(Supplied material)
──────────
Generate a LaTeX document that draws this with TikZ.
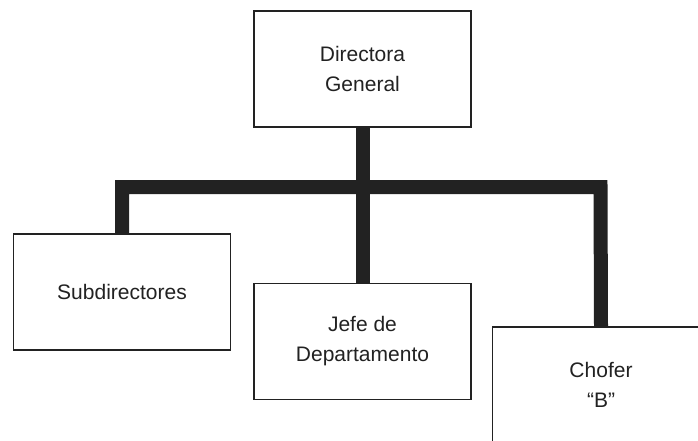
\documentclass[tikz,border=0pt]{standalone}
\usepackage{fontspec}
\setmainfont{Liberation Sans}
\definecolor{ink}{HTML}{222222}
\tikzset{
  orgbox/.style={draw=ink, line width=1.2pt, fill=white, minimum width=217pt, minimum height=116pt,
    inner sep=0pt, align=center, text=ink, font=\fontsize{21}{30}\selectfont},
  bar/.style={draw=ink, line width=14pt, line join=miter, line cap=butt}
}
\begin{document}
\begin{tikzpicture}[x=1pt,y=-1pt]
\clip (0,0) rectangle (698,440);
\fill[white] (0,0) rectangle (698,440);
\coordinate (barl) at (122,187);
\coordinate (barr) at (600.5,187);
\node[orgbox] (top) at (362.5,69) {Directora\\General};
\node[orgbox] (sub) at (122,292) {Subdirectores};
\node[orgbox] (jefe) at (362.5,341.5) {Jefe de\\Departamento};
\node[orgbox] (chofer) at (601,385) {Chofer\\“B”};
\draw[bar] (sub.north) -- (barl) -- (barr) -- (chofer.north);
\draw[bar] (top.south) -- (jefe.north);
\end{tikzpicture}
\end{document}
──────────
Quote each line of the listing exactly, but leave the pictures out.

(Expected answer)
Generate a LaTeX document that draws this with TikZ.
\documentclass[tikz,border=0pt]{standalone}
\usepackage{fontspec}
\setmainfont{Liberation Sans}
\definecolor{ink}{HTML}{222222}
\tikzset{
  orgbox/.style={draw=ink, line width=1.2pt, fill=white, minimum width=217pt, minimum height=116pt,
    inner sep=0pt, align=center, text=ink, font=\fontsize{21}{30}\selectfont},
  bar/.style={draw=ink, line width=14pt, line join=miter, line cap=butt}
}
\begin{document}
\begin{tikzpicture}[x=1pt,y=-1pt]
\clip (0,0) rectangle (698,440);
\fill[white] (0,0) rectangle (698,440);
\coordinate (barl) at (122,187);
\coordinate (barr) at (600.5,187);
\node[orgbox] (top) at (362.5,69) {Directora\\General};
\node[orgbox] (sub) at (122,292) {Subdirectores};
\node[orgbox] (jefe) at (362.5,341.5) {Jefe de\\Departamento};
\node[orgbox] (chofer) at (601,385) {Chofer\\“B”};
\draw[bar] (sub.north) -- (barl) -- (barr) -- (chofer.north);
\draw[bar] (top.south) -- (jefe.north);
\end{tikzpicture}
\end{document}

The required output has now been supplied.